At last! After four straight tedious working days, I can finally breathe! Not that I am complaining about my job, but I just miss being at home and playing around my kitchen. Probably, this is just a sign that I’m getting old. Ouch!
I am actually working part-time and my working schedules are sometimes confusing. Sometimes, I work once or twice a week, then an amazing 2-week OFF right after. On some weeks I get 4 days straight work and one alternate day off in between. It’s not really the typical Monday-to-Friday, eight-to-five daily grind, but i love it!
This year, I missed Easter Sunday since I had to work. Clearly, I missed the exciting egg hunting adventure and that festive thing my mother-in-law does on her table. As per family tradition, she always prepares mouth-watering treats, from the famous Swiss easter bunny chocolates and painted hardboiled eggs to lavish carrot cakes. Unluckily, there were no left-overs so I decided to bake my own carrot cake swiss version.
CARROT CAKE SWISS VERSION
Finishing the cake is never a problem because even if Tinu and I live away from his family, he almost always eats half of the cake anyway. If it ever happens that we both won’t be able to consume the whole cake, Tinu makes it a point to bring some of it to his officemates. Sometimes (or most of the time), I feel like the housewife I always dreamed to be. LOL. Kidding aside, Tinu brings home wonderful compliments to the chef every time he gets home. Ehem! What’s the name of the chef again? Yes, he owns this kitchen!
Since Tinu was a little kid, he already loved eating carrot cake and I was able to affirm that. If that were me, I would’ve already given up everything just for a slice of a fudgy, decadent and calorie-bomb chocolate cake. Unlike me, he is not really the “chocolate cake” type of person. So today, I am making a swiss version of carrot cake. This pastry became famous in the 19th century and it had been part of the Culinary Heritage of Switzerland. Its origin is still open for debate but who cares? It still captivates the present times and everybody still enjoys it.

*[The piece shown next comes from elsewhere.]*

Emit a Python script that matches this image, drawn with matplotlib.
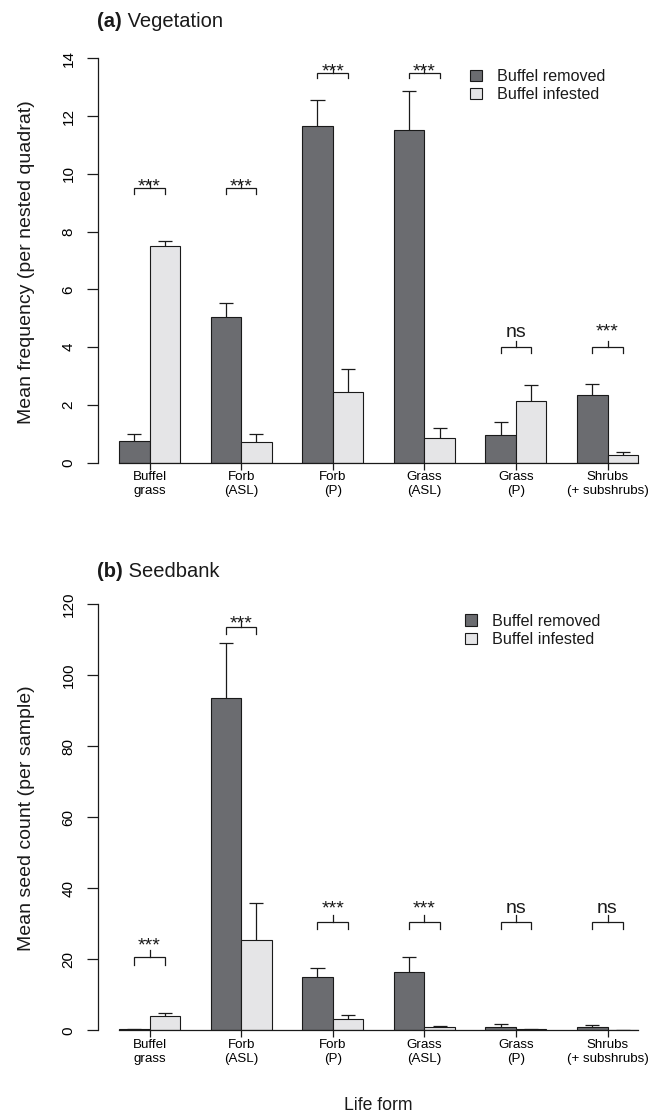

Here’s a tip I got from the natives of Switzerland: carrot cakes taste better as it ages. Give it like two days in the fridge and you’ll be amazed. Sounds weird but true.
That’s all for today. Gotta bake some beta carotene-rich dessert now. Be right back.
Match up the tea you serve with this delicious, super moist and decadent carrot cake.
- 24 cm springform
- 5 egg yolks
- 300 grams white sugar
- 1 tsp. orange or lemon zest
- 2-3 cups grated carrots
- 1/4 cup natural yogurt
- 300 grams hazelnuts
- 4 tbsp. flour
- 1/2 tsp. cinnamon powder
- 1/2 tsp. nutmeg
- 1 tsp. baking powder
- pinch of salt
- 5 egg whites
- 150 grams confectioner's sugar
- 2 tbsp lemon juice
Preheat your oven into 190C Degrees.
In a mixing bowl, combine egg yolks, sugar and orange zest. Using a handmixer or a machine, whisk the ingredients until smooth, creamy and the sugar's completely combined.
Slowly add the grated carrots, and using a spatula or a whisk, mix until the carrots are combined in the egg yolk mixture. Add yogurt and mix well.
Mix the ground hazelnuts, flour, cinnamon,nutmeg, baking powder and a pinch of salt into the batter.
In a separate bowl, beat the egg whites until stiff peaks form.
Gently fold the egg whites into the carrot batter.
Transfer the mixture into the 24cm springform and bake for 60 minutes. Use a toothpick or a skewer to check if the cake is completely baked. If it comes out clean, the cake is all set.
Take it out from the oven and let it completely cool.
To prepare the glaze, just simply mix the confectioner's sugar and lemon juice. Mix until you reach the desire consistency. You can always add sugar if it's too runny.
Once the cake is completely cooled, glaze the cake with the sugar-lemon mixture.
Give it like two days in the fridge and you’ll be amazed.